Retype, please, the listing from its opening line through the line that contains "const botYTicks = [0, 1, 2, 3, 4, 5];", both included, without the pictures.
--- BEGIN Raw data ---
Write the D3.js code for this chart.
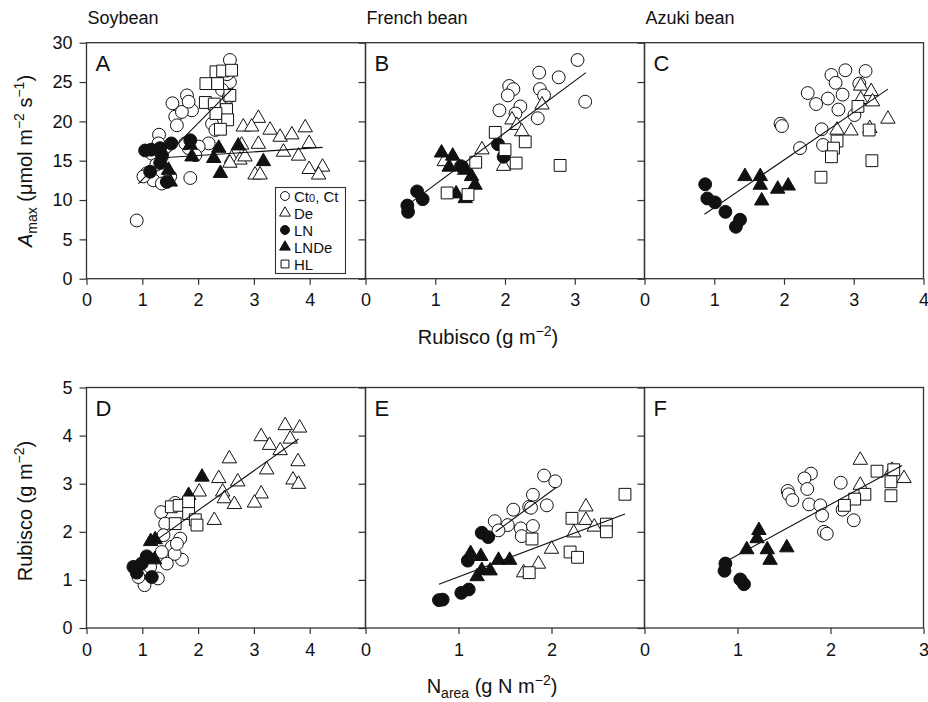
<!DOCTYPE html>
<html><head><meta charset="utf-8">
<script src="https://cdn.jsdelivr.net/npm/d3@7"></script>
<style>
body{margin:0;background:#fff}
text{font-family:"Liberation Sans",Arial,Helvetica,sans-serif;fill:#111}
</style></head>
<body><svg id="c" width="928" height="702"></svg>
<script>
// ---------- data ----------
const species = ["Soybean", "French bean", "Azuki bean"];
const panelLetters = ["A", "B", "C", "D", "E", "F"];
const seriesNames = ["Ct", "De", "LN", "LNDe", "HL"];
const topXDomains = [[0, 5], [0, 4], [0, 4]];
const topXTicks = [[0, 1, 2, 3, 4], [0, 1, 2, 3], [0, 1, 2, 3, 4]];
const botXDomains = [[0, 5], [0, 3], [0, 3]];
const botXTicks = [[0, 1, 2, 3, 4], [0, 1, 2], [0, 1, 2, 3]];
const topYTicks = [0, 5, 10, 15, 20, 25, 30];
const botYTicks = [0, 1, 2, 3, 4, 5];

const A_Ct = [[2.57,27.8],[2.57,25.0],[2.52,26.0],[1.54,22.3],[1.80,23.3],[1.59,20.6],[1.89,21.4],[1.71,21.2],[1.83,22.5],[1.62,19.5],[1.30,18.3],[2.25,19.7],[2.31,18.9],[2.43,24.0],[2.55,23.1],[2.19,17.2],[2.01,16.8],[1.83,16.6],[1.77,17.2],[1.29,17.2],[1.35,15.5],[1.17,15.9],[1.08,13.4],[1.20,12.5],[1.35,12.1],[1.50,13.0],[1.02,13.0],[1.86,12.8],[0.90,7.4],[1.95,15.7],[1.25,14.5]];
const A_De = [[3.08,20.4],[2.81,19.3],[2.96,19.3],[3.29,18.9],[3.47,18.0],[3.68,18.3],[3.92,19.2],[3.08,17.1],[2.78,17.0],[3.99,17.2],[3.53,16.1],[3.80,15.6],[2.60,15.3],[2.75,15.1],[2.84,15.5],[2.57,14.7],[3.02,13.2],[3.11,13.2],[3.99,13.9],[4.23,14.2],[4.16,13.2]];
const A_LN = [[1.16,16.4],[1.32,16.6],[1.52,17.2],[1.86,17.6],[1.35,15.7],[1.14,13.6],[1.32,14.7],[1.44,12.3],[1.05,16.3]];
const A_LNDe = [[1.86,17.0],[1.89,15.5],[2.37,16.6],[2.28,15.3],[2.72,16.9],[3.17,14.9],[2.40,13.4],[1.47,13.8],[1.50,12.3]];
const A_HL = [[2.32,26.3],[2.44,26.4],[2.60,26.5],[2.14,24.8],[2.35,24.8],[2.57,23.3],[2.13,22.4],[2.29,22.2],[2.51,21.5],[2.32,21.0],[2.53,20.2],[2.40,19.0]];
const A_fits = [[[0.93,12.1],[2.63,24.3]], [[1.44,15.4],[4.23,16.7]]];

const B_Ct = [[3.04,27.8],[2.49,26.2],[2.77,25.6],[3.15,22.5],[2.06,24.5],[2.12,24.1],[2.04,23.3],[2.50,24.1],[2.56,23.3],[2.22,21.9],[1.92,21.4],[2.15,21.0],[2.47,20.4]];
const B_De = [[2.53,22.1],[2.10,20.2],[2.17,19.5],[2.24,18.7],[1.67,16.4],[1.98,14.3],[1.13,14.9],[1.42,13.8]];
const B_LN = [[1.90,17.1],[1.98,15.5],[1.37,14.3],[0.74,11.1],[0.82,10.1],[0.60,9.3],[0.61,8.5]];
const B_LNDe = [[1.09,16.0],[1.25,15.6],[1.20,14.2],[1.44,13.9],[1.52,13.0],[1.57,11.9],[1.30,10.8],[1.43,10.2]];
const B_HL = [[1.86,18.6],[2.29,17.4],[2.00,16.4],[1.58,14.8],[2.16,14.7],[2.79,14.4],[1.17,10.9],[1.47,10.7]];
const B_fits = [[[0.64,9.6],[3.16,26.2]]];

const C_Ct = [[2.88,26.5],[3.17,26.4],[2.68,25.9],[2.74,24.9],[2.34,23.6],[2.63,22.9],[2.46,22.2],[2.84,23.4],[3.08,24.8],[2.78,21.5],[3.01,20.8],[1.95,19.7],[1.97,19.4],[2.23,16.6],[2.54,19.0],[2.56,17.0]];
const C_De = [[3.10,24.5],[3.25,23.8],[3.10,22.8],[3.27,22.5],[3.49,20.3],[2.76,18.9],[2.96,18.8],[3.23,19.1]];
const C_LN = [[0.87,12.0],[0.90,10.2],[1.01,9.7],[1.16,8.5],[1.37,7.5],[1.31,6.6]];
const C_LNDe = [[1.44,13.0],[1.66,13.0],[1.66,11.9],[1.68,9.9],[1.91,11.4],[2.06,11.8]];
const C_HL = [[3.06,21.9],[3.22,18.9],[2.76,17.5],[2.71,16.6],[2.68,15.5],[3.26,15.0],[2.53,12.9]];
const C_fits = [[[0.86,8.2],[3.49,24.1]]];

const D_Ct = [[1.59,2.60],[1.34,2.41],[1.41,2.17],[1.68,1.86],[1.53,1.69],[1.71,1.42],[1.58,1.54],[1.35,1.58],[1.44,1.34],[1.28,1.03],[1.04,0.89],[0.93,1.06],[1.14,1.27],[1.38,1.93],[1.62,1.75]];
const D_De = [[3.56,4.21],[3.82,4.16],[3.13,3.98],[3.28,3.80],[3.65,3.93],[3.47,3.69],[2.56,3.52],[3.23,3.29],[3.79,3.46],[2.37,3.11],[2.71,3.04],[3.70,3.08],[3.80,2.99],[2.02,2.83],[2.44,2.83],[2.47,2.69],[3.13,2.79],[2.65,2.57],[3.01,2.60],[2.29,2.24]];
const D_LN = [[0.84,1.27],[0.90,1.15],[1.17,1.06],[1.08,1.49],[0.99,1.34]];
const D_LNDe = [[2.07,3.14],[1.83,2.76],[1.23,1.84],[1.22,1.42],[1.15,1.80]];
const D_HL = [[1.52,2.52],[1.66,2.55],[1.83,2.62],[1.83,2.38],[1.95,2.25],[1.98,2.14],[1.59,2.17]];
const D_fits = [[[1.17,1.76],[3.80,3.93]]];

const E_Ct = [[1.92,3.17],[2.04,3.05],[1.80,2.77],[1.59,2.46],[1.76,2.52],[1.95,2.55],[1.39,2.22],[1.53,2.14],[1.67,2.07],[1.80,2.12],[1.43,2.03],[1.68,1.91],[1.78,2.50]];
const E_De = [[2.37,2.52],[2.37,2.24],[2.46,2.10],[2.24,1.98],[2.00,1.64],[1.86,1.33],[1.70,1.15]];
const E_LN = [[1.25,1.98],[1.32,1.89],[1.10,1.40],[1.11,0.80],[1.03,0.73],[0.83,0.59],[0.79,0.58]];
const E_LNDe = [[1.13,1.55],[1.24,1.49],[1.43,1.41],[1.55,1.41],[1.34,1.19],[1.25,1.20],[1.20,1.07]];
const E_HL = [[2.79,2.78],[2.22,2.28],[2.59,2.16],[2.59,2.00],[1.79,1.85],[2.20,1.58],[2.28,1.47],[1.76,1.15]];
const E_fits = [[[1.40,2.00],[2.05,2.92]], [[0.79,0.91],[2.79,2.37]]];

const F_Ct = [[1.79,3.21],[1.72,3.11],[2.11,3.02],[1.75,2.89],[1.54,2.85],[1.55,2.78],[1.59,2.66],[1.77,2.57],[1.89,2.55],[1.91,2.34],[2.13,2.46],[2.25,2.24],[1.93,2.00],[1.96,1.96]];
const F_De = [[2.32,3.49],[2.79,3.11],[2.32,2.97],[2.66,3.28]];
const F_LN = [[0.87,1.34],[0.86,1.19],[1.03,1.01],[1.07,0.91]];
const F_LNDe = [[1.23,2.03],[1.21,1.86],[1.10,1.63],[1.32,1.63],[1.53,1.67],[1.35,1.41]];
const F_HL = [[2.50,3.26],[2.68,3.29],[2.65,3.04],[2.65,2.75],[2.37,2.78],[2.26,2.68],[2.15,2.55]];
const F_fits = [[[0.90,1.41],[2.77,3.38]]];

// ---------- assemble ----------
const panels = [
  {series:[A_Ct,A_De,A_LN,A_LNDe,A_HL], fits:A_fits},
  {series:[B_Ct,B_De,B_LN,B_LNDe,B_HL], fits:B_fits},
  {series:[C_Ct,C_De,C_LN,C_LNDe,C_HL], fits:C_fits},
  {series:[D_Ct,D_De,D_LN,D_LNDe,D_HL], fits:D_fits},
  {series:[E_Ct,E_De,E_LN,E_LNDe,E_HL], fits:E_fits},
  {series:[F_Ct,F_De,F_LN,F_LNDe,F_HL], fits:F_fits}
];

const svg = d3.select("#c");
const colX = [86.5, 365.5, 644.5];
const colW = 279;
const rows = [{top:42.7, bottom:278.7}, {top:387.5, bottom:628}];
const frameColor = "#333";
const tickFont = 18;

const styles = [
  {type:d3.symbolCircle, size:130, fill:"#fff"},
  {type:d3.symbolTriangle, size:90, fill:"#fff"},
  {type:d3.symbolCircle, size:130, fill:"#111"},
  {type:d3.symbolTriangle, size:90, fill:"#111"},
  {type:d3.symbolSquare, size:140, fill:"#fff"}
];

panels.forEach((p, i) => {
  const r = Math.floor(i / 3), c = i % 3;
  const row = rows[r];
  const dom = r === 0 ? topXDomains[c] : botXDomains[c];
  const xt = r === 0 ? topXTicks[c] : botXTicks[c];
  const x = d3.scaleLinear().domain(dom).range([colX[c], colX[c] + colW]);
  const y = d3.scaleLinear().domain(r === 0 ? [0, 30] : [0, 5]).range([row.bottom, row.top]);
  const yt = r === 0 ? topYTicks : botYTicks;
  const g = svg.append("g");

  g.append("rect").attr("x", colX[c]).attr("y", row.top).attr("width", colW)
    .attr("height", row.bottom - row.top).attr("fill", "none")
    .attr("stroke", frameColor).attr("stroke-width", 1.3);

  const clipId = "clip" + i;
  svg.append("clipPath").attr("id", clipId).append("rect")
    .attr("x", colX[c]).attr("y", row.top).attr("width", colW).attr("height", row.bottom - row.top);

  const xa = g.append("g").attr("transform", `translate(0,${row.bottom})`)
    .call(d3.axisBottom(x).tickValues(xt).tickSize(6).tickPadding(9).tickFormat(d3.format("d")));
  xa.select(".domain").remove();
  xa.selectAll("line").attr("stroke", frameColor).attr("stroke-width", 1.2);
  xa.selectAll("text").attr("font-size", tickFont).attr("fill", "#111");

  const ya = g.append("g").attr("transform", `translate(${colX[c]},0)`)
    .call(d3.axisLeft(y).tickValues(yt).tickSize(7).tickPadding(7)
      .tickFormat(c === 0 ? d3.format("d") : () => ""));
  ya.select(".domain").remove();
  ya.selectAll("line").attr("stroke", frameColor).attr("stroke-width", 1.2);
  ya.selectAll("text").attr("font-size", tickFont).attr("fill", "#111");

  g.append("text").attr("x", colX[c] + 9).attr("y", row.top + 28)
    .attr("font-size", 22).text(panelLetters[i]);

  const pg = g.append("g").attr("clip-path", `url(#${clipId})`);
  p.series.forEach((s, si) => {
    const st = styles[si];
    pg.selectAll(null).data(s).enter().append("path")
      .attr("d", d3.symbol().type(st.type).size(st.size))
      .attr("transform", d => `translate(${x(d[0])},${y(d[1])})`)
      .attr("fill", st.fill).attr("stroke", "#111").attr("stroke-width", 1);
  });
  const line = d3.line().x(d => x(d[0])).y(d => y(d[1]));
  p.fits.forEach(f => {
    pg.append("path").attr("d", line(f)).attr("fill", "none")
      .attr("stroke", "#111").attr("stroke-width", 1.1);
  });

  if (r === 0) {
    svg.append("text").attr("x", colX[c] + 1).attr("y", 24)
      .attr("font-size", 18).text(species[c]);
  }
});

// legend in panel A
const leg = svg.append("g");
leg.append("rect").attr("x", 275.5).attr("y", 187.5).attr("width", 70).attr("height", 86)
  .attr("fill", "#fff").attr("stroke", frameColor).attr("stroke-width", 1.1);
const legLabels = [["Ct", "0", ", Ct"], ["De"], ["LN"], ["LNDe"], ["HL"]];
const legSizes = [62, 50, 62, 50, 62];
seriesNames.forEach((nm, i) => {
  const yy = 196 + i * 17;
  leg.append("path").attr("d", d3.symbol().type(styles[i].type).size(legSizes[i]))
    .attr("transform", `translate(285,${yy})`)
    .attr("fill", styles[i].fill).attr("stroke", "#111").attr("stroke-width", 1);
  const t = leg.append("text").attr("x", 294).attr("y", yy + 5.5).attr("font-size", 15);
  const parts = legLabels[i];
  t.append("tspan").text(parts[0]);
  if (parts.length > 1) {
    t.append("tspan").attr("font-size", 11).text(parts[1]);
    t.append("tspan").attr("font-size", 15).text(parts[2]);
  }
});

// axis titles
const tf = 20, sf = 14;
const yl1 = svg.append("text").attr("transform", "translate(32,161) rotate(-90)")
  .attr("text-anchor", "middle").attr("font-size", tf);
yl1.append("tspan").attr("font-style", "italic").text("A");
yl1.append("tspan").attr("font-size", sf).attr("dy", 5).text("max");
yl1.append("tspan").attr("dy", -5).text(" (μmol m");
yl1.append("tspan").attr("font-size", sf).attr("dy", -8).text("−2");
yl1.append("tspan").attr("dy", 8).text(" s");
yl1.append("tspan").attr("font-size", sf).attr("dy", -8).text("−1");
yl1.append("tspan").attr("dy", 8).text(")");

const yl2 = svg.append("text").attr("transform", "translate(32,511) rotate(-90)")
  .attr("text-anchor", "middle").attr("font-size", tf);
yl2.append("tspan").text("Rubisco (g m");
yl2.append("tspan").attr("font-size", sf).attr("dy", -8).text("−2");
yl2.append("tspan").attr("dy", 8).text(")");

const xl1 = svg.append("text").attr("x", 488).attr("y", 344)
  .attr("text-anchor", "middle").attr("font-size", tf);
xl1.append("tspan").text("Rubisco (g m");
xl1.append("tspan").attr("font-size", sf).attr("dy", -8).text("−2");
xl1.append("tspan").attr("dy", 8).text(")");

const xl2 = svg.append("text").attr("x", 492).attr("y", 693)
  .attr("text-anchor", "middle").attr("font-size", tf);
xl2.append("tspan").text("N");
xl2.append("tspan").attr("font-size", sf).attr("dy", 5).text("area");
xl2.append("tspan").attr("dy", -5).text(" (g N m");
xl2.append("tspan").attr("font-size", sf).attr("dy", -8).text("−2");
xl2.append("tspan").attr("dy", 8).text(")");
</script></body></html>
--- END Raw data ---
**Answer to this exercise:**
Write the D3.js code for this chart.
<!DOCTYPE html>
<html><head><meta charset="utf-8">
<script src="https://cdn.jsdelivr.net/npm/d3@7"></script>
<style>
body{margin:0;background:#fff}
text{font-family:"Liberation Sans",Arial,Helvetica,sans-serif;fill:#111}
</style></head>
<body><svg id="c" width="928" height="702"></svg>
<script>
// ---------- data ----------
const species = ["Soybean", "French bean", "Azuki bean"];
const panelLetters = ["A", "B", "C", "D", "E", "F"];
const seriesNames = ["Ct", "De", "LN", "LNDe", "HL"];
const topXDomains = [[0, 5], [0, 4], [0, 4]];
const topXTicks = [[0, 1, 2, 3, 4], [0, 1, 2, 3], [0, 1, 2, 3, 4]];
const botXDomains = [[0, 5], [0, 3], [0, 3]];
const botXTicks = [[0, 1, 2, 3, 4], [0, 1, 2], [0, 1, 2, 3]];
const topYTicks = [0, 5, 10, 15, 20, 25, 30];
const botYTicks = [0, 1, 2, 3, 4, 5];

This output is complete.